Um velho pintor japonês


Frase tirada de uma carta ao leitor, não lembro mais quando, nem de quem, mas resume o agora

Um velho na frente de cortinas simples, bigode fino e branco, em um vídeo japonês. Como alguém legendou em inglês, sei que ele agradece e pede perdão, quero saber porquê. Clico. É um velho pintor desconhecido, sem fama alguma, que dá aulas de aquarela em algum lugar do Japão. Por sugestão do filho, tem um canal no youtube com milhares de seguidores e que cresce a cada dia. Mas ele está triste, sentido. Leu um comentário e ficou pensando. Ele diz que muitos dos que o seguem não conseguem fazer igual a ele e desanimam e, infelizmente, ele não está ao lado de cada um para incentivá-los como faz com os alunos para quem dá aula fisicamente. É por isso que pede perdão. Ele acrescenta:  vamos criar relações, não só desenhar e pintar. Tenho vontade de colocá-lo no colo. Vou atrás de um vídeo de uma aula dele. Em cinco minutos, com alguns tons de verde, umas pinceladas que parecem jogadas, um tanto de marron e lá está uma árvore iluminada por uma luz que vem do alto, à direita. Parece tão fácil, sei que não é.

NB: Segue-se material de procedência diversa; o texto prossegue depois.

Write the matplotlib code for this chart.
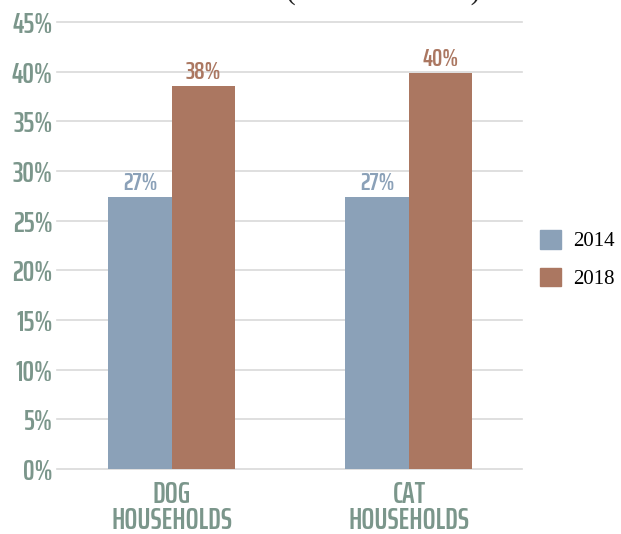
import numpy as np
import matplotlib.pyplot as plt
from matplotlib.patches import Patch

categories = ["DOG\nHOUSEHOLDS", "CAT\nHOUSEHOLDS"]
years = ["2014", "2018"]
vals_2014 = [27.4, 27.4]
vals_2018 = [38.6, 39.9]
labels_2014 = ["27%", "27%"]
labels_2018 = ["38%", "40%"]
yticks = [0, 5, 10, 15, 20, 25, 30, 35, 40, 45]

blue = "#8ba1b8"
brown = "#ab7761"
green = "#7b968b"
cond = ["Saira ExtraCondensed", "DejaVu Sans"]

fig = plt.figure(figsize=(6.21, 5.34), dpi=100)
ax = fig.add_axes([57 / 621, 65 / 534, 465 / 621, 447 / 534])

x = np.arange(len(categories))
w = 0.268
b1 = ax.bar(x - w / 2, vals_2014, w, color=blue, zorder=3)
b2 = ax.bar(x + w / 2, vals_2018, w, color=brown, zorder=3)

# value labels above bars
for rect, lab in zip(b1, labels_2014):
    ax.text(rect.get_x() + rect.get_width() / 2, rect.get_height() + 0.15, lab,
            ha="center", va="bottom", color=blue, fontsize=18.5,
            family=cond, fontweight=600)
for rect, lab in zip(b2, labels_2018):
    ax.text(rect.get_x() + rect.get_width() / 2, rect.get_height() + 0.15, lab,
            ha="center", va="bottom", color=brown, fontsize=18.5,
            family=cond, fontweight=600)

ax.set_xlim(-0.485, 1.477)
ax.set_ylim(0, 45)
ax.set_yticks(yticks)
ax.set_yticklabels([f"{t}%" for t in yticks], family=cond, fontsize=21,
                   fontweight=600, color=green)
ax.set_xticks(x)
ax.set_xticklabels(categories, family=cond, fontsize=22, fontweight=600,
                   color=green, linespacing=0.85)
ax.tick_params(axis="both", length=0)
ax.tick_params(axis="y", pad=3)
ax.tick_params(axis="x", pad=8)
for s in ax.spines.values():
    s.set_visible(False)
ax.yaxis.grid(True, color="#d9d9d9", linewidth=1.2, zorder=0)
ax.set_axisbelow(True)
for line in ax.get_ygridlines():
    line.set_clip_on(False)

handles = [Patch(color=blue), Patch(color=brown)]
fig.legend(handles, years, loc="upper left", bbox_to_anchor=(540 / 621, 1 - 230 / 534),
           frameon=False, prop={"family": "Liberation Serif", "size": 15},
           handlelength=1.0, handleheight=1.0, labelspacing=0.78, handletextpad=0.6,
           borderpad=0, borderaxespad=0)

# title, cut off by the top edge
fig.text(383 / 621, 1 + 1.5 / 534, "(2014 VS. 2018)", ha="center", va="baseline",
         family="Liberation Serif", fontsize=21, color="#222222")

fig.savefig("out.png", dpi=100)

Fico me perguntando porque o pedido de perdão dele me tocou. Talvez porque seja o oposto absoluto do que tenho vivido em um mundo onde leio coisas que me fazem ter vontade de gritar, de verdade. Antes percebia isso quanto lia comentários de pessoas que pensam muito diferente de mim, o duro agora é perceber que acontece quando leio textos das melhores pessoas, das pessoas de quem gosto, que admiro e que de uma maneira que me parece desesperada tentam mostrar como tudo o que o outro lado pensa é o horror encarnado na Terra. E é mesmo, muitas vezes, mas nossa abordagem tem alguma chance de mudar algo? Acho que não. O outro lado fala, grita, xinga mas também mostra como se sente ameaçado. Gritamos que eles são horríveis, eles acham que nós é que somos o horror, que ameaçamos o mundo que eles querem. Lembro de um texto que li, do Arjun Appadurai, O medo ao pequeno número. Ele diz que existe algo que chama de ansiedade da incompletude, quando as minorias lembram às maiorias que existe uma brecha em sua condição de maioria e de um horizonte de um todo nacional imaculado. Alterando (perdão Appadurai) para o aqui-agora: o outro e sua diferença impedem que o mundo seja como eu quero. No que isso pode dar? Ele diz: “vivemos numa época em que o medo é a fonte e o fundamento para campanhas de intensa violência grupal”. Pitbulls enterrados na areia para se tornarem prontos para a violência, é o que temos sido. Como falar para ser escutado? Como não ter medo?
Aí vem o senhor japonês e pede perdão. Ele não fez nada errado, tem imenso prazer em fazer o que faz, suas pinceladas dizem isso. Parece imerso em algo que os budistas chamam de compaixão, algo que não entendemos e não sabemos como usar. Em um dos comentários do vídeo, um seguidor o chama de tesouro. Ele foi para mim, hoje, por razões estranhas. Quero esse mundo mais delicado, capaz de entender o sentimento do outro e não desesperar. Não tenho a menor ideia de como fazer isso, mas vê-lo a cada dia mais distante, sentir a cada dia mais incapaz de alcançá-lo, tem sido bem duro de aguentar.